Data listing:

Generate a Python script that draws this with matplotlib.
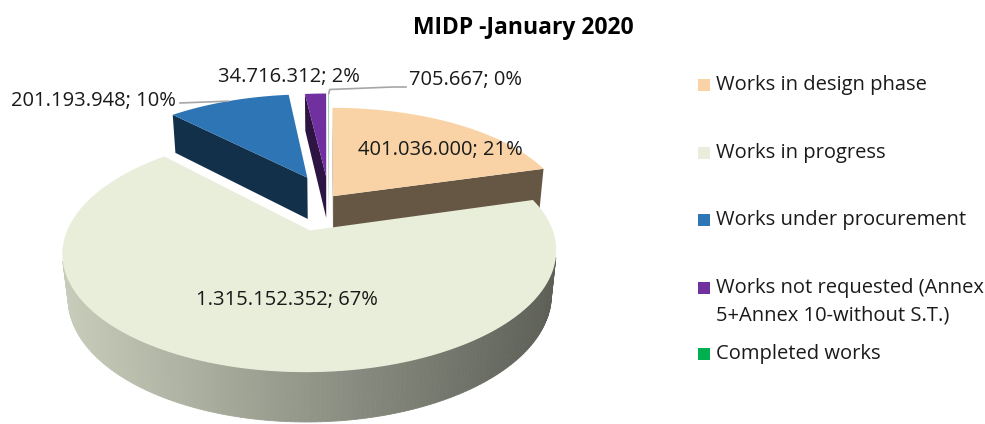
import numpy as np
import matplotlib
matplotlib.use("Agg")
import matplotlib.pyplot as plt
from matplotlib.patches import Polygon, Rectangle

# ---------------- data ----------------
title = "MIDP -January 2020"
categories = ["Works in design phase", "Works in progress", "Works under procurement",
              "Works not requested (Annex\n5+Annex 10-without S.T.)", "Completed works"]
values = [401036000, 1315152352, 201193948, 34716312, 705667]
colors = ["#F9D3A5", "#E8EED9", "#2E75B6", "#7030A0", "#00B050"]

# ---------------- style / layout ----------------
explode = [0.03, 0.30, 0.23, 0.22, 0.22]
FONT = ["Open Sans", "DejaVu Sans"]
plt.rcParams["font.family"] = FONT

S = 226.0            # pixel scale at pie origin
ELEV = np.radians(29)
PERSP = 0.17
D = np.cos(ELEV) / PERSP
H = 0.21             # pie thickness (radius units)
CX, CY = 329.0, 241.0
ce, se = np.cos(ELEV), np.sin(ELEV)
CAM = np.array([0.0, D * ce, D * se])


def proj(p):
    u, v, h = p
    Z = D - v * ce - h * se
    s = S * D / Z
    return (CX + u * s, CY + (v * se - h * ce) * s)


def shade(c, f):
    r, g, b = matplotlib.colors.to_rgb(c)
    return (r * f, g * f, b * f)


fig = plt.figure(figsize=(9.85, 4.24), dpi=100)
ax = fig.add_axes([0, 0, 1, 1])
ax.set_xlim(0, 985)
ax.set_ylim(424, 0)
ax.axis("off")

total = float(sum(values))
fracs = [v / total for v in values]
starts = np.cumsum([0] + fracs[:-1]) * 2 * np.pi
ends = starts + np.array(fracs) * 2 * np.pi
mids = (starts + ends) / 2


def wpt(i, ang, r, h):
    ox = explode[i] * np.sin(mids[i])
    oy = -explode[i] * np.cos(mids[i])
    return np.array([ox + r * np.sin(ang), oy - r * np.cos(ang), h])


order = sorted(range(len(values)), key=lambda i: -explode[i] * np.cos(mids[i]))

for i in order:
    a0, a1 = starts[i], ends[i]
    faces = []  # (depth, pts, color, edge)
    # radial faces
    for ang, nang in ((a0, a0 - np.pi / 2), (a1, a1 + np.pi / 2)):
        n = np.array([np.sin(nang), -np.cos(nang), 0.0])
        pts3 = [wpt(i, ang, 0, 0), wpt(i, ang, 0, H), wpt(i, ang, 1, H), wpt(i, ang, 1, 0)]
        c3 = np.mean(pts3, axis=0)
        if np.dot(n, CAM - c3) > 1e-3:
            faces.append((np.linalg.norm(CAM - c3), [proj(p) for p in pts3],
                          shade(colors[i], 0.41), False))
    # outer wall
    nstep = max(2, int(np.degrees(a1 - a0)))
    angs = np.linspace(a0, a1, nstep + 1)
    wall = []
    for j in range(nstep):
        t0, t1 = angs[j], angs[j + 1]
        tm = (t0 + t1) / 2
        n = np.array([np.sin(tm), -np.cos(tm), 0.0])
        pts3 = [wpt(i, t0, 1, 0), wpt(i, t0, 1, H), wpt(i, t1, 1, H), wpt(i, t1, 1, 0)]
        c3 = np.mean(pts3, axis=0)
        if np.dot(n, CAM - c3) > 0:
            wall.append((np.linalg.norm(CAM - c3), [proj(p) for p in pts3]))
    if wall:
        xs = [np.mean([q[0] for q in w[1]]) for w in wall]
        xmin, xmax = min(xs), max(xs)
        for (dep, pts), xm in zip(wall, xs):
            t = (xm - xmin) / max(xmax - xmin, 1e-9)
            f = 0.86 + (0.40 - 0.86) * t
            faces.append((dep, pts, shade(colors[i], f), True))
    faces.sort(key=lambda x: -x[0])
    for dep, pts, col, edge in faces:
        ax.add_patch(Polygon(pts, closed=True, fc=col, ec=col if edge else "none",
                             lw=0.6 if edge else 0))
    # top face
    tangs = np.linspace(a0, a1, max(3, int(np.degrees(a1 - a0)) * 2 + 1))
    top = [proj(wpt(i, 0, 0, H))] + [proj(wpt(i, a, 1, H)) for a in tangs]
    ax.add_patch(Polygon(top, closed=True, fc=colors[i], ec="none", lw=0))


def fmt(v):
    return "{:,}".format(v).replace(",", ".") + "; {:.0f}%".format(100 * v / total)


LBL = dict(fontsize=14.5, color="#1a1a1a")
ax.text(440, 150, fmt(values[0]), ha="center", va="center", **LBL)
ax.text(287, 300, fmt(values[1]), ha="center", va="center", **LBL)
ax.text(176, 101, fmt(values[2]), ha="right", va="center", **LBL)
ax.text(289, 77, fmt(values[3]), ha="center", va="center", **LBL)
ax.text(409, 80, fmt(values[4]), ha="left", va="center", **LBL)

# leader lines
e2 = proj(wpt(2, mids[2], 1, H))
ax.plot([180, e2[0]], [103, e2[1]], color="#a6a6a6", lw=1.2)
e4 = proj(wpt(4, mids[4], 1, H))
ax.plot([406, 393, e4[0] + 1, e4[0]], [87, 87, e4[1] - 4, e4[1]], color="#a6a6a6", lw=1.2)

# title
ax.text(523, 28, title, ha="center", va="center", fontsize=16.5, fontweight="bold", color="#000000")

# legend
leg_y = [85, 153, 220, 288, 354]
for lab, col, y in zip(categories, colors, leg_y):
    ax.add_patch(Rectangle((698, y - 6), 12, 12, fc=col, ec="none"))
    for k, line in enumerate(lab.split("\n")):
        ax.text(716, y + 27 * k, line, ha="left", va="center", fontsize=14.5, color="#1a1a1a")

fig.savefig("out.png", dpi=100)
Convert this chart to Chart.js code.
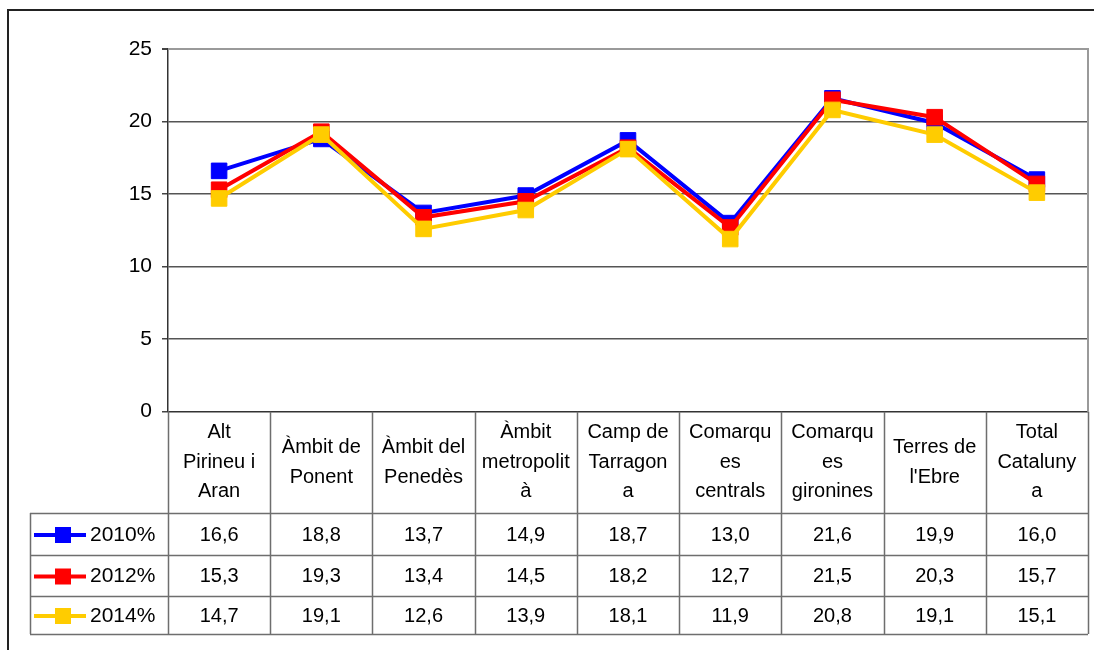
<!DOCTYPE html>
<html>
<head>
<meta charset="utf-8">
<script src="https://cdn.jsdelivr.net/npm/chart.js@4.4.1/dist/chart.umd.min.js"></script>
<style>
html,body{margin:0;padding:0;background:#fff;}
#wrap{position:relative;width:1094px;height:650px;}
</style>
</head>
<body>
<div id="wrap"><canvas id="c" width="1094" height="650"></canvas></div>
<script>
const categories = [
  ["Alt","Pirineu i","Aran"],
  ["Àmbit de","Ponent"],
  ["Àmbit del","Penedès"],
  ["Àmbit","metropolit","à"],
  ["Camp de","Tarragon","a"],
  ["Comarqu","es","centrals"],
  ["Comarqu","es","gironines"],
  ["Terres de","l'Ebre"],
  ["Total","Cataluny","a"]
];
const seriesNames = ["2010%","2012%","2014%"];
const s2010 = [16.6,18.8,13.7,14.9,18.7,13.0,21.6,19.9,16.0];
const s2012 = [15.3,19.3,13.4,14.5,18.2,12.7,21.5,20.3,15.7];
const s2014 = [14.7,19.1,12.6,13.9,18.1,11.9,20.8,19.1,15.1];
const yTicks = [0,5,10,15,20,25];

const seriesValues = [s2010, s2012, s2014];
const seriesColors = ["#0000FF","#FF0000","#FFCC00"];
const FONT = "'Liberation Sans', Arial, sans-serif";

function fmt(v){ return v.toFixed(1).replace('.', ','); }

const tablePlugin = {
  id: 'tablePlugin',
  afterDraw(chart){
    const ctx = chart.ctx;
    const ca = chart.chartArea;
    const xs = chart.scales.x;
    const n = categories.length;
    const colW = (ca.right - ca.left) / n;
    const headerBottom = 513;
    const rowBounds = [513, 555, 596, 634];
    const tableLeft = 30;
    ctx.save();
    // outer frame
    ctx.strokeStyle = '#222';
    ctx.lineWidth = 2;
    ctx.beginPath();
    ctx.moveTo(8, 650); ctx.lineTo(8, 10); ctx.lineTo(1094, 10);
    ctx.stroke();
    // plot area top/right border
    ctx.strokeStyle = '#9a9a9a';
    ctx.lineWidth = 2;
    ctx.beginPath();
    ctx.moveTo(ca.left, ca.top); ctx.lineTo(ca.right, ca.top); ctx.lineTo(ca.right, ca.bottom);
    ctx.stroke();
    // table grid
    ctx.strokeStyle = '#6e6e6e';
    ctx.lineWidth = 1.5;
    ctx.beginPath();
    for (let i = 0; i <= n; i++) {
      const x = Math.round(ca.left + i * colW) + 0.5;
      ctx.moveTo(x, ca.bottom); ctx.lineTo(x, rowBounds[rowBounds.length-1]);
    }
    rowBounds.forEach(y => { ctx.moveTo(tableLeft, y + 0.5); ctx.lineTo(ca.right, y + 0.5); });
    ctx.moveTo(tableLeft + 0.5, rowBounds[0]); ctx.lineTo(tableLeft + 0.5, rowBounds[rowBounds.length-1]);
    ctx.stroke();
    // header labels
    ctx.fillStyle = '#000';
    ctx.font = '20px ' + FONT;
    ctx.textAlign = 'center';
    ctx.textBaseline = 'middle';
    const lh = 29.5;
    const hc = (ca.bottom + headerBottom) / 2;
    categories.forEach((lines, i) => {
      const cx = xs.getPixelForValue(i);
      const y0 = hc - (lines.length - 1) * lh / 2;
      lines.forEach((t, k) => ctx.fillText(t, cx, y0 + k * lh));
    });
    // data rows
    seriesValues.forEach((vals, r) => {
      const yc = (rowBounds[r] + rowBounds[r+1]) / 2 + 1;
      ctx.font = '20px ' + FONT;
      vals.forEach((v, i) => {
        ctx.fillText(fmt(v), xs.getPixelForValue(i), yc);
      });
      // legend key
      ctx.strokeStyle = seriesColors[r];
      ctx.lineWidth = 4;
      ctx.beginPath();
      ctx.moveTo(34, yc); ctx.lineTo(86, yc);
      ctx.stroke();
      ctx.fillStyle = seriesColors[r];
      ctx.fillRect(55, yc - 8, 16, 16);
      ctx.fillStyle = '#000';
      ctx.textAlign = 'left';
      ctx.font = '21px ' + FONT;
      ctx.fillText(seriesNames[r], 90, yc);
      ctx.textAlign = 'center';
    });
    ctx.restore();
  }
};

const datasets = seriesNames.map((name, i) => ({
  label: name,
  data: seriesValues[i],
  borderColor: seriesColors[i],
  backgroundColor: seriesColors[i],
  borderWidth: 4,
  pointStyle: 'rect',
  pointRadius: 11,
  pointHoverRadius: 11,
  pointBorderWidth: 1,
  pointBorderColor: seriesColors[i],
  pointBackgroundColor: seriesColors[i],
  tension: 0,
  fill: false,
  order: 2 - i
}));

new Chart(document.getElementById('c'), {
  type: 'line',
  data: { labels: categories, datasets },
  options: {
    responsive: false,
    animation: false,
    events: [],
    layout: { autoPadding: false, padding: { left: 0, top: 49, right: 6, bottom: 238.3 } },
    plugins: { legend: { display: false }, tooltip: { enabled: false }, title: { display: false } },
    scales: {
      x: {
        type: 'category',
        offset: true,
        display: false,
        grid: { display: false }
      },
      y: {
        min: 0, max: 25,
        afterFit(scale){ scale.width = 168; },
        afterBuildTicks(scale){ scale.ticks = yTicks.map(v => ({ value: v })); },
        border: { display: true, color: '#333', width: 1.5 },
        grid: {
          color: ctx => ctx.tick && ctx.tick.value === 25 ? '#9a9a9a' : (ctx.tick && ctx.tick.value === 0 ? '#333' : '#555'),
          lineWidth: ctx => ctx.tick && ctx.tick.value === 25 ? 2 : 1.5,
          tickColor: '#444',
          tickLength: 6,
          drawTicks: true
        },
        ticks: {
          color: '#000',
          padding: 10,
          font: { family: FONT, size: 21 },
          callback: v => String(v)
        }
      }
    }
  },
  plugins: [tablePlugin]
});
</script>
</body>
</html>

GIVEN INSTRUCTION:
Could the lines from the top of the material through the line with "return (r * f, g * f, b * f)" be repeated exactly, pictures left out?

ANSWER TO THE PROBLEM:
Generate a Python script that draws this with matplotlib.
import numpy as np
import matplotlib
matplotlib.use("Agg")
import matplotlib.pyplot as plt
from matplotlib.patches import Polygon, Rectangle

# ---------------- data ----------------
title = "MIDP -January 2020"
categories = ["Works in design phase", "Works in progress", "Works under procurement",
              "Works not requested (Annex\n5+Annex 10-without S.T.)", "Completed works"]
values = [401036000, 1315152352, 201193948, 34716312, 705667]
colors = ["#F9D3A5", "#E8EED9", "#2E75B6", "#7030A0", "#00B050"]

# ---------------- style / layout ----------------
explode = [0.03, 0.30, 0.23, 0.22, 0.22]
FONT = ["Open Sans", "DejaVu Sans"]
plt.rcParams["font.family"] = FONT

S = 226.0            # pixel scale at pie origin
ELEV = np.radians(29)
PERSP = 0.17
D = np.cos(ELEV) / PERSP
H = 0.21             # pie thickness (radius units)
CX, CY = 329.0, 241.0
ce, se = np.cos(ELEV), np.sin(ELEV)
CAM = np.array([0.0, D * ce, D * se])


def proj(p):
    u, v, h = p
    Z = D - v * ce - h * se
    s = S * D / Z
    return (CX + u * s, CY + (v * se - h * ce) * s)


def shade(c, f):
    r, g, b = matplotlib.colors.to_rgb(c)
    return (r * f, g * f, b * f)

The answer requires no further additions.